By Peter Chawaga
As one of the most bizarre consequences from stormwater overflow you’ll ever see, cocaine residue in the River Thames has been making eels hyperactive.
“A team of scientists at [King’s College London] studied wastewater that’s entering into the river from nearby sewers during storms and found traces of the drug within 24 hours of the overflow,” according to Fox News. “Compared to other major cities, the level of cocaine entering London’s water system — likely through users’ urine — is much higher.”
Stormwater overflow occurs when major storms overwhelm treatment plants and wastewater flows directly into source bodies before it has the chance to be treated. In the case of London’s eels, increased caffeine, cocaine, and benzoylecgonine were all found to make their way into the river before wastewater plants could remove them.
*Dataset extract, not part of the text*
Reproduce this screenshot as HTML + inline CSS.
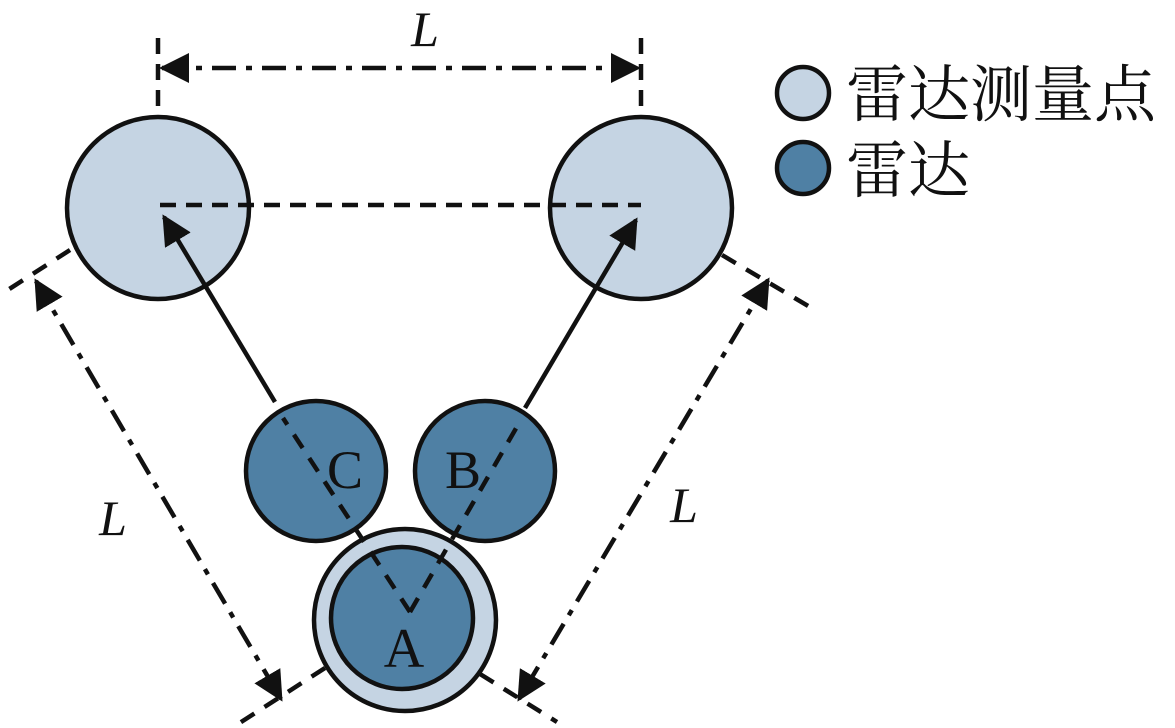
<!DOCTYPE html>
<html><head><meta charset="utf-8">
<style>html,body{margin:0;padding:0;background:#fff;}svg{display:block}</style>
</head><body>
<svg width="1175" height="728" viewBox="0 0 1175 728" xmlns="http://www.w3.org/2000/svg">
<defs>
<marker id="ah" viewBox="0 0 10 10" refX="9" refY="5" markerWidth="30" markerHeight="30" markerUnits="userSpaceOnUse" orient="auto-start-reverse">
<path d="M0,0 L10,5 L0,10 z" fill="#111"/>
</marker>
</defs>
<g stroke="#111" stroke-width="4.5" fill="none">
<line x1="158" y1="38" x2="158" y2="115" stroke-dasharray="16,10"/>
<line x1="641" y1="38" x2="641" y2="115" stroke-dasharray="16,10"/>
<line x1="162" y1="68" x2="638" y2="68" stroke-dasharray="24,10,6,10" marker-start="url(#ah)" marker-end="url(#ah)"/>
<line x1="70" y1="250" x2="0" y2="295" stroke-dasharray="16,12"/>
<line x1="325" y1="668" x2="235" y2="726" stroke-dasharray="16,12"/>
<line x1="36" y1="281" x2="281" y2="699" stroke-dasharray="24,10,6,10" marker-start="url(#ah)" marker-end="url(#ah)"/>
<line x1="722" y1="255" x2="815" y2="310" stroke-dasharray="16,12"/>
<line x1="480" y1="674" x2="557" y2="722" stroke-dasharray="16,12"/>
<line x1="768" y1="280" x2="519" y2="699" stroke-dasharray="24,10,6,10" marker-start="url(#ah)" marker-end="url(#ah)"/>
</g>
<g stroke="#111" stroke-width="4.5">
<circle cx="158" cy="208" r="91" fill="#c5d4e3"/>
<circle cx="641" cy="208" r="91" fill="#c5d4e3"/>
<circle cx="316" cy="471" r="70" fill="#4f80a4"/>
<circle cx="485" cy="471" r="70" fill="#4f80a4"/>
<circle cx="405" cy="620" r="91" fill="#c5d4e3"/>
<circle cx="402" cy="618" r="71" fill="#4f80a4"/>
<circle cx="803" cy="93" r="26" fill="#c5d4e3"/>
<circle cx="803" cy="168" r="26" fill="#4f80a4"/>
</g>
<g stroke="#111" stroke-width="4.5" fill="none">
<line x1="160" y1="205" x2="641" y2="205" stroke-dasharray="16,10"/>
<line x1="275" y1="402" x2="164" y2="217" marker-end="url(#ah)"/>
<line x1="525" y1="408" x2="636" y2="220" marker-end="url(#ah)"/>
<line x1="410" y1="612" x2="283" y2="418" stroke-dasharray="16,12"/>
<line x1="410" y1="612" x2="522" y2="418" stroke-dasharray="16,12"/>
</g>
<g font-family="Liberation Serif, serif" fill="#111">
<text x="425" y="46" font-size="50" font-style="italic" text-anchor="middle">L</text>
<text x="113" y="535" font-size="50" font-style="italic" text-anchor="middle">L</text>
<text x="684" y="522" font-size="50" font-style="italic" text-anchor="middle">L</text>
<text x="345" y="488" font-size="54" text-anchor="middle">C</text>
<text x="463" y="488" font-size="54" text-anchor="middle">B</text>
<text x="404" y="667" font-size="56" text-anchor="middle">A</text>
</g>
<g font-family="Liberation Serif, 'Noto Serif CJK SC', serif" fill="#111" font-size="62">
<text x="846" y="116">雷达测量点</text>
<text x="846" y="192">雷达</text>
</g>
</svg>
</body></html>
Concern for the eels’ behavior stems from a 2018 study that found eels exposed to cocaine could have trouble mating, among other issues.
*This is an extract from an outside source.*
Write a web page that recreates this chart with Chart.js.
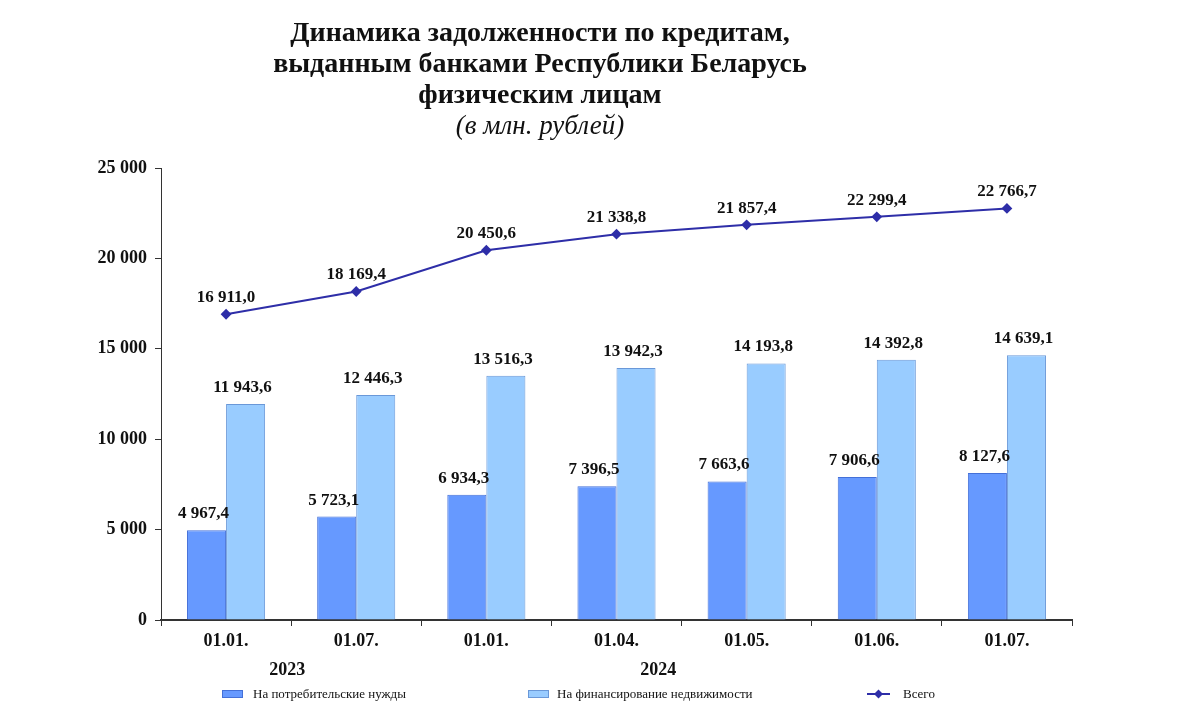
<!DOCTYPE html>
<html>
<head>
<meta charset="utf-8">
<script src="https://cdn.jsdelivr.net/npm/chart.js@4"></script>
<style>
  html, body { margin: 0; padding: 0; background: #fff; }
  .wrap { position: relative; width: 1200px; height: 728px; }
  .title {
    position: absolute; left: 190px; width: 700px; top: 16px;
    text-align: center; font-family: 'Liberation Serif', serif;
    font-weight: bold; font-size: 28px; line-height: 31px; color: #111;
  }
  .sub { font-weight: normal; font-style: italic; font-size: 27px; }
</style>
</head>
<body>
<div class="wrap">
  <canvas id="myChart" width="1200" height="728"></canvas>
  <div class="title">
    Динамика задолженности по кредитам,<br>
    выданным банками Республики Беларусь<br>
    физическим лицам<br>
    <span class="sub">(в млн. рублей)</span>
  </div>
</div>
<script>
const labels = ['01.01.', '01.07.', '01.01.', '01.04.', '01.05.', '01.06.', '01.07.'];
const years = ['2023', '2024'];
const consumer = [4967.4, 5723.1, 6934.3, 7396.5, 7663.6, 7906.6, 8127.6];
const realty = [11943.6, 12446.3, 13516.3, 13942.3, 14193.8, 14392.8, 14639.1];
const total = [16911.0, 18169.4, 20450.6, 21338.8, 21857.4, 22299.4, 22766.7];
const yTicks = [0, 5000, 10000, 15000, 20000, 25000];

const serif = "'Liberation Serif', 'Times New Roman', serif";

function fmt(v, dec) {
  const parts = v.toFixed(dec).split('.');
  const int = parts[0].replace(/\B(?=(\d{3})+(?!\d))/g, ' ');
  return parts.length > 1 ? int + ',' + parts[1] : int;
}

const labelPlugin = {
  id: 'labelPlugin',
  afterDatasetsDraw(chart) {
    const { ctx } = chart;
    ctx.save();
    ctx.fillStyle = '#111';
    ctx.font = 'bold 17px ' + serif;
    ctx.textAlign = 'center';
    ctx.textBaseline = 'alphabetic';
    chart.data.datasets.forEach((dataset, i) => {
      const meta = chart.getDatasetMeta(i);
      meta.data.forEach((el, index) => {
        const dx = dataset.type === 'line' ? 0 : -3;
        ctx.fillText(fmt(dataset.data[index], 1), el.x + dx, el.y - 12);
      });
    });
    ctx.restore();
  },
  afterDraw(chart) {
    const { ctx } = chart;
    const x = chart.scales.x;
    ctx.save();
    ctx.fillStyle = '#111';
    ctx.font = 'bold 18px ' + serif;
    ctx.textAlign = 'center';
    ctx.textBaseline = 'middle';
    const p = i => x.getPixelForTick(i);
    ctx.fillText(years[0], (p(0) + p(1)) / 2 - 4, 670);
    ctx.fillText(years[1], p(3) + 0.32 * (p(4) - p(3)), 670);

    // legend
    ctx.font = '13px ' + serif;
    ctx.textAlign = 'left';
    const ly = 694;
    const ds = chart.data.datasets;
    const items = [[222, 253, 1], [528, 557, 2], [867, 903, 0]];
    items.forEach(([lx, tx, i]) => {
      const d = ds[i];
      if (d.type === 'line') {
        ctx.strokeStyle = d.borderColor;
        ctx.lineWidth = 2;
        ctx.beginPath();
        ctx.moveTo(lx, ly);
        ctx.lineTo(lx + 23, ly);
        ctx.stroke();
        ctx.fillStyle = d.borderColor;
        ctx.beginPath();
        ctx.moveTo(lx + 11.5, ly - 4.5);
        ctx.lineTo(lx + 16, ly);
        ctx.lineTo(lx + 11.5, ly + 4.5);
        ctx.lineTo(lx + 7, ly);
        ctx.closePath();
        ctx.fill();
      } else {
        ctx.fillStyle = d.backgroundColor;
        ctx.fillRect(lx, ly - 4, 21, 8);
        ctx.strokeStyle = d.borderColor;
        ctx.lineWidth = 1;
        ctx.strokeRect(lx + 0.5, ly - 3.5, 20, 7);
      }
      ctx.fillStyle = '#111';
      ctx.fillText(d.label, tx, ly + 1);
    });
    ctx.restore();
  }
};

new Chart(document.getElementById('myChart'), {
  data: {
    labels: labels,
    datasets: [
      {
        type: 'line',
        label: 'Всего',
        data: total,
        borderColor: '#2e2ea8',
        backgroundColor: '#2e2ea8',
        borderWidth: 2,
        pointStyle: 'rectRot',
        pointRadius: 4,
        pointBackgroundColor: '#2e2ea8',
        order: 0
      },
      {
        type: 'bar',
        label: 'На потребительские нужды',
        data: consumer,
        backgroundColor: '#6699ff',
        borderColor: '#4470d8',
        borderWidth: 1,
        categoryPercentage: 0.6,
        barPercentage: 1,
        order: 1
      },
      {
        type: 'bar',
        label: 'На финансирование недвижимости',
        data: realty,
        backgroundColor: '#99ccff',
        borderColor: '#6a98d8',
        borderWidth: 1,
        categoryPercentage: 0.6,
        barPercentage: 1,
        order: 1
      }
    ]
  },
  options: {
    responsive: false,
    animation: false,
    layout: { padding: { left: 0, right: 128, top: 168, bottom: 76 } },
    plugins: {
      legend: { display: false },
      tooltip: { enabled: false }
    },
    scales: {
      x: {
        offset: true,
        grid: { display: true, drawOnChartArea: false, offset: true, tickLength: 6, color: '#333' },
        border: { display: true, color: '#333', width: 2 },
        ticks: { color: '#111', font: { family: serif, size: 18, weight: 'bold' }, padding: 5 },
        afterFit(scale) { scale.height = 32; }
      },
      y: {
        min: 0,
        max: 25000,
        afterBuildTicks(scale) { scale.ticks = yTicks.map(v => ({ value: v })); },
        grid: { display: true, drawOnChartArea: false, tickLength: 6, color: '#333' },
        border: { display: true, color: '#333', width: 1 },
        ticks: {
          color: '#111',
          font: { family: serif, size: 18, weight: 'bold' },
          padding: 8,
          callback: v => fmt(v, 0)
        },
        afterFit(scale) { scale.width = 161; }
      }
    }
  },
  plugins: [labelPlugin]
});
</script>
</body>
</html>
In addition to better stormwater overflow protection measures to prevent the issue, London’s residents should consider what they send into their wastewater. A local conservationist, Mike Waller, noted that any foreign constituents that make their way into source water could have adverse effects for wildlife and that consumers should take the first step in protecting their natural surroundings.
“Mr. Waller has urged people to consider how they dispose of items, including non-illegal drugs, as even things such as painkillers can cause problems,” the Evening Standard reported. “Items put down the toilet ‘can go far and wide’ and create issues for all wildlife, he said.”
Since the issue of stormwater overflow may not be solved for some time, it may be up to London’s residents to keep their cocaine residue away from local eels.